◆ **WHAT YOU HAVE TO DO**: Find the string "with" in the entries and copy each line that has it.

===============

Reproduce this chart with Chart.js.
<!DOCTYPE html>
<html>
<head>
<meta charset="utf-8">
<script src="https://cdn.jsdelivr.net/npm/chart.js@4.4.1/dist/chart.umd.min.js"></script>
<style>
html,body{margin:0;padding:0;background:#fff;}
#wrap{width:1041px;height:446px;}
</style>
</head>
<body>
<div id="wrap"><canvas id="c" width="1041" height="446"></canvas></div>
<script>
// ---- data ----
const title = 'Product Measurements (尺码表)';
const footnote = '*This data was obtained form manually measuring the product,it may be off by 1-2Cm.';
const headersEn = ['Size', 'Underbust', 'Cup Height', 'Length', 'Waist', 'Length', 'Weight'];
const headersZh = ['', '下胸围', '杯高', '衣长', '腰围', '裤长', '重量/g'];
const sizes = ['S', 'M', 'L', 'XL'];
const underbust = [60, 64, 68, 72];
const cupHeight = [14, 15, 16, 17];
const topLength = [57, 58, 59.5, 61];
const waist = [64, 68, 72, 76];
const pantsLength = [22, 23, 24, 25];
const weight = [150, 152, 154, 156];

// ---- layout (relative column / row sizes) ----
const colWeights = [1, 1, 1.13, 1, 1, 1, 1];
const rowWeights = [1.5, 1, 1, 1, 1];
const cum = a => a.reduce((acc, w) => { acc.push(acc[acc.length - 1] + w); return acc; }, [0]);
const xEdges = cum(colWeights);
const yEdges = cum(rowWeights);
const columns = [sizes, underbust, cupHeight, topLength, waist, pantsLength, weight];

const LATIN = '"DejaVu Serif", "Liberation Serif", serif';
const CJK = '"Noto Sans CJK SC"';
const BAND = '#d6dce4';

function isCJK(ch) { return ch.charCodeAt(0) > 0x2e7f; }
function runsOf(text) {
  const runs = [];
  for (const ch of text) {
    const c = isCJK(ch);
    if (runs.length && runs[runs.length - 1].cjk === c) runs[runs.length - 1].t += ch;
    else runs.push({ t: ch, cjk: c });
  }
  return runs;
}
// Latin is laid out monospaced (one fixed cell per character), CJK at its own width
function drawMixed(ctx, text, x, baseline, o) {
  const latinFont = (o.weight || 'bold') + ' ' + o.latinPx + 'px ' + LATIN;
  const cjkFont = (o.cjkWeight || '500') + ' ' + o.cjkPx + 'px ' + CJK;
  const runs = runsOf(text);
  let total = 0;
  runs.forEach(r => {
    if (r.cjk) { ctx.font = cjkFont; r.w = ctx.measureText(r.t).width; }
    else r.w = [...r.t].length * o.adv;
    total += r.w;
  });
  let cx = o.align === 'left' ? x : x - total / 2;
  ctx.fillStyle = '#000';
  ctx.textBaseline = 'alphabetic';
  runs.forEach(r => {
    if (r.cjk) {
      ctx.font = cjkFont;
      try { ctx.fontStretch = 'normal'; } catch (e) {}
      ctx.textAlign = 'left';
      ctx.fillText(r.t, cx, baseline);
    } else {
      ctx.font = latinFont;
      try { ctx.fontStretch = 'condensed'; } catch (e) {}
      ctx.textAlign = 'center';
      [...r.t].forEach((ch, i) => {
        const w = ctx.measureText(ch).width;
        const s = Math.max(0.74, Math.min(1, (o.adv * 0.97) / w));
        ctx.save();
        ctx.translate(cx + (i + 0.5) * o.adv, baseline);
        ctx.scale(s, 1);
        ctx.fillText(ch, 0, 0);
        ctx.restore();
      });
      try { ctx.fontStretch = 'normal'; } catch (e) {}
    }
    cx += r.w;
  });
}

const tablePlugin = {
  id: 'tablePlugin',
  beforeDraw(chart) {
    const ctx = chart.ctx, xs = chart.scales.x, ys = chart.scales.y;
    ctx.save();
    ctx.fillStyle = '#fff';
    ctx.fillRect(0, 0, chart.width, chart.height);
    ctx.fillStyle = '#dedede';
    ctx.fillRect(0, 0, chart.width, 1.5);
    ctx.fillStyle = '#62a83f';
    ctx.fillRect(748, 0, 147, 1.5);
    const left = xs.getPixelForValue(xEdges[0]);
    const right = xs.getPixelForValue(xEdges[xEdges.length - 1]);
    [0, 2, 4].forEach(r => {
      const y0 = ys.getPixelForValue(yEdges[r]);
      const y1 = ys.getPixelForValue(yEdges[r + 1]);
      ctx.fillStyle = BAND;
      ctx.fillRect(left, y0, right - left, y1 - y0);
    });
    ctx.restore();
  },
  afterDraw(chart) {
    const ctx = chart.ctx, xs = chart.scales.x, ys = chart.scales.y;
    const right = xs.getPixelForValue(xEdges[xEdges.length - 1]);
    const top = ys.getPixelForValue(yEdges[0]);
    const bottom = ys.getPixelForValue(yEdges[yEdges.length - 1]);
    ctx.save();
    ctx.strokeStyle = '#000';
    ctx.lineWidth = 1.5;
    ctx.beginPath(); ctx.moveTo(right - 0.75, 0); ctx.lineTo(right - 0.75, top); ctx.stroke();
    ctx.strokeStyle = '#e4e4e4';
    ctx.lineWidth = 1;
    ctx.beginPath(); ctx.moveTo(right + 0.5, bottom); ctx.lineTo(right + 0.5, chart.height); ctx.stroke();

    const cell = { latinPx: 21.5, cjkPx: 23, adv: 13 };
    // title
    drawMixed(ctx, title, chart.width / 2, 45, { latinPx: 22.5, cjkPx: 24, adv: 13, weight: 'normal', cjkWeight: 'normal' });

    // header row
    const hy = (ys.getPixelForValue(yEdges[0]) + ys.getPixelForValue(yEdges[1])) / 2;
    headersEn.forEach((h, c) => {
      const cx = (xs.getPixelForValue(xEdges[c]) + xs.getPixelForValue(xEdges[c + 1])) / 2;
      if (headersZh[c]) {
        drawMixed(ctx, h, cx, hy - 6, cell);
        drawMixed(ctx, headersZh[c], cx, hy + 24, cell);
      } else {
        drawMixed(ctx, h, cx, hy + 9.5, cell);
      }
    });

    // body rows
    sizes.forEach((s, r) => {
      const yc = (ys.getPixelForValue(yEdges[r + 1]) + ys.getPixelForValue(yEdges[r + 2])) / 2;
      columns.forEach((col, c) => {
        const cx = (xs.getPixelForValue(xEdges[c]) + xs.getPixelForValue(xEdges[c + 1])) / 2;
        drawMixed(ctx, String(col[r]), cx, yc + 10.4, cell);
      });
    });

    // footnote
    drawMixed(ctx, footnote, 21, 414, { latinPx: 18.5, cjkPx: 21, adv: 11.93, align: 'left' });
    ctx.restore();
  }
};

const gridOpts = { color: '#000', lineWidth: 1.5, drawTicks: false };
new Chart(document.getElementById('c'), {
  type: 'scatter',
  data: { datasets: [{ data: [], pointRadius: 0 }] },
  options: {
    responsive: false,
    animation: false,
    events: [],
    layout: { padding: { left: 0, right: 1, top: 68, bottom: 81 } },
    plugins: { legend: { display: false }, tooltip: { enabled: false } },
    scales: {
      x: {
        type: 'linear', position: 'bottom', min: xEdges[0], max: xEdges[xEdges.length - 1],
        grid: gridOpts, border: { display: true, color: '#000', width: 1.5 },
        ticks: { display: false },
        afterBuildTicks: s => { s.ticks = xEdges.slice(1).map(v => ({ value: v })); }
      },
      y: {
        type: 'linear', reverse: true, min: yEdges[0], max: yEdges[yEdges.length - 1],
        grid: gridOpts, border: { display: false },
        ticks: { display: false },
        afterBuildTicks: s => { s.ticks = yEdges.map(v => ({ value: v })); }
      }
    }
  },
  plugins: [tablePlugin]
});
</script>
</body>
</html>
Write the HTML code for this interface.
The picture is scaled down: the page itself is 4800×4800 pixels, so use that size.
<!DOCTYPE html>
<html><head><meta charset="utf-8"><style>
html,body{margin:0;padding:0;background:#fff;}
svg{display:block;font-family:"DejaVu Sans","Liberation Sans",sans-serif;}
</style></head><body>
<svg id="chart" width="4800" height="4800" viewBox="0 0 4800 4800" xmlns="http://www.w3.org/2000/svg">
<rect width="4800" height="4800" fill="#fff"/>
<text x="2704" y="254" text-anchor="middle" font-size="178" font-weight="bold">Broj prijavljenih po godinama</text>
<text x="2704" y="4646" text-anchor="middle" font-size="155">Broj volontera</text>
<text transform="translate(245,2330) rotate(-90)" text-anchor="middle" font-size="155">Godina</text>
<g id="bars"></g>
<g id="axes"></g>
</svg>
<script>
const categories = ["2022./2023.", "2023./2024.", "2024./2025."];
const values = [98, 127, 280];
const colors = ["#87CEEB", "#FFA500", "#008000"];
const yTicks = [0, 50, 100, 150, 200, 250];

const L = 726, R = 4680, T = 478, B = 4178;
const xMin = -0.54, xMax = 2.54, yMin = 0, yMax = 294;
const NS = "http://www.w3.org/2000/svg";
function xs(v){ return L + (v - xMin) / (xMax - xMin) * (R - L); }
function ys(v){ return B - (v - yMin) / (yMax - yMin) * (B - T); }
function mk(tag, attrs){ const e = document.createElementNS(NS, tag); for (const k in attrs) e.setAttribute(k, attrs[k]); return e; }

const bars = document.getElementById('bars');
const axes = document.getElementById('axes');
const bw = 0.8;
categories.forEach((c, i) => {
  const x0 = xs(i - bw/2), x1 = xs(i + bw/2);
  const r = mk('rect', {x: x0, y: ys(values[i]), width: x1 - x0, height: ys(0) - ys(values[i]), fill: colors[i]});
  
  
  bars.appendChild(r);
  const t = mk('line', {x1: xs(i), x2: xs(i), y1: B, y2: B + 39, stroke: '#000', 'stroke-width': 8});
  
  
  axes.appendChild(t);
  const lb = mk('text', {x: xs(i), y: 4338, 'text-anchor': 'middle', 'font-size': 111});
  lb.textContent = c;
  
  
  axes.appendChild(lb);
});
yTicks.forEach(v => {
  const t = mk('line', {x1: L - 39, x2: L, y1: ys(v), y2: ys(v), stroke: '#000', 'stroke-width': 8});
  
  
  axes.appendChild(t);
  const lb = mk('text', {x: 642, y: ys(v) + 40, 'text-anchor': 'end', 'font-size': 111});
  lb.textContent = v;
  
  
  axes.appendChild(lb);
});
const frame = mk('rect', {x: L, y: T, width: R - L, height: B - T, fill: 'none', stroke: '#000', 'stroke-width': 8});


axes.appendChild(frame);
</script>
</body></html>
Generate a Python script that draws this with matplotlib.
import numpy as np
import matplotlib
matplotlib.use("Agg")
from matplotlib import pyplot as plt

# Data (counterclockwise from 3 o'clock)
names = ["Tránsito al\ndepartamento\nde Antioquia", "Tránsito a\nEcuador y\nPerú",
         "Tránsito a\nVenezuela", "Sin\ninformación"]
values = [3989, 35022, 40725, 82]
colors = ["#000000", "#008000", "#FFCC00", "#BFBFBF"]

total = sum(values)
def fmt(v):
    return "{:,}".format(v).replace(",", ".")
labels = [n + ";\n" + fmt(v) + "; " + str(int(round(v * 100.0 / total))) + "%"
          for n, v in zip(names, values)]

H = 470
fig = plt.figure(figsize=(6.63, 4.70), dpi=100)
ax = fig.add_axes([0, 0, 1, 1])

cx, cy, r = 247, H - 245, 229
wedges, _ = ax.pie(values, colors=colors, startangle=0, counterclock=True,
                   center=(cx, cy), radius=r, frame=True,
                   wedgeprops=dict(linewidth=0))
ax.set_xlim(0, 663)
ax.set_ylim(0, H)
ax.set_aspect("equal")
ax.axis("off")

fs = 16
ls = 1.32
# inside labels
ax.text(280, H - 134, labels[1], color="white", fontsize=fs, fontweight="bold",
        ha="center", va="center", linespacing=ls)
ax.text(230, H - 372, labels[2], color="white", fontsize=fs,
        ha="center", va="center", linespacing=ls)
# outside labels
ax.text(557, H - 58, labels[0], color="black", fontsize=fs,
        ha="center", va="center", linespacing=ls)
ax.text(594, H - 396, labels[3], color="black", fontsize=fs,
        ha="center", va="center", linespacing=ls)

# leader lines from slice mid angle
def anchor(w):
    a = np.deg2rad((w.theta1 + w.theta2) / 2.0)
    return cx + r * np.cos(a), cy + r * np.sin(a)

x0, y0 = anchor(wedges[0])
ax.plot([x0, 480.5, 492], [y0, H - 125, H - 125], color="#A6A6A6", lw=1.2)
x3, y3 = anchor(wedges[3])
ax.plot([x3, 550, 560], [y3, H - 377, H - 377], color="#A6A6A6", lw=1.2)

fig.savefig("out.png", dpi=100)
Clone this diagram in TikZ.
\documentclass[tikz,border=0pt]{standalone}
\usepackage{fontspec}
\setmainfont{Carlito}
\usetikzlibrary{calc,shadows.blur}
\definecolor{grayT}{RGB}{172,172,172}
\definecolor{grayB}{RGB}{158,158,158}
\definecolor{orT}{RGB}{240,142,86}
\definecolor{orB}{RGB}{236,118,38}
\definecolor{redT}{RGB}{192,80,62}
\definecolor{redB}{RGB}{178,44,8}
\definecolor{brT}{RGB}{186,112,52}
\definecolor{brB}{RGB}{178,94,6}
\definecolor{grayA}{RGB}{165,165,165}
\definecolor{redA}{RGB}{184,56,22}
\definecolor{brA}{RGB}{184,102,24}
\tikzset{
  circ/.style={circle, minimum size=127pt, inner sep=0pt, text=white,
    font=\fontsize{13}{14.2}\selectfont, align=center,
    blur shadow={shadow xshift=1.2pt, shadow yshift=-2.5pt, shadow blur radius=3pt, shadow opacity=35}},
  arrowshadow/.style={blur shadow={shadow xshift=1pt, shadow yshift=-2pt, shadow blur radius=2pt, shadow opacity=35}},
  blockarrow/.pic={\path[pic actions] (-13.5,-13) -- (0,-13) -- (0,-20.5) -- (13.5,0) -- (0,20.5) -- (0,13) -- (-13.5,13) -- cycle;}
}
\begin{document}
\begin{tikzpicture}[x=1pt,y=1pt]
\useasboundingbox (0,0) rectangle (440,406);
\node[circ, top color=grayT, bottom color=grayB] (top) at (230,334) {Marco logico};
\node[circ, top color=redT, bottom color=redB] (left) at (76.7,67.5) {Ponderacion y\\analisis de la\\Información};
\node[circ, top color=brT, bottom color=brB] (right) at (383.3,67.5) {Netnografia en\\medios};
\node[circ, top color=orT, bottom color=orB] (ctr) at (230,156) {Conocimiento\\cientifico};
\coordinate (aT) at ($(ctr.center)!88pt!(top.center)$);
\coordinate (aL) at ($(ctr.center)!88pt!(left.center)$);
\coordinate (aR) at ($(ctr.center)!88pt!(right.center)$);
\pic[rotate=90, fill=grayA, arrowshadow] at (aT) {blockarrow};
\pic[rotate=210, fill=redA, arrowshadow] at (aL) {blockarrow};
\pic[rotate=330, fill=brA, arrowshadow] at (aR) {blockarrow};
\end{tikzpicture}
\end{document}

===============

◆ **FINISHED EXERCISE**:
Reproduce this chart with Chart.js.
Generate a Python script that draws this with matplotlib.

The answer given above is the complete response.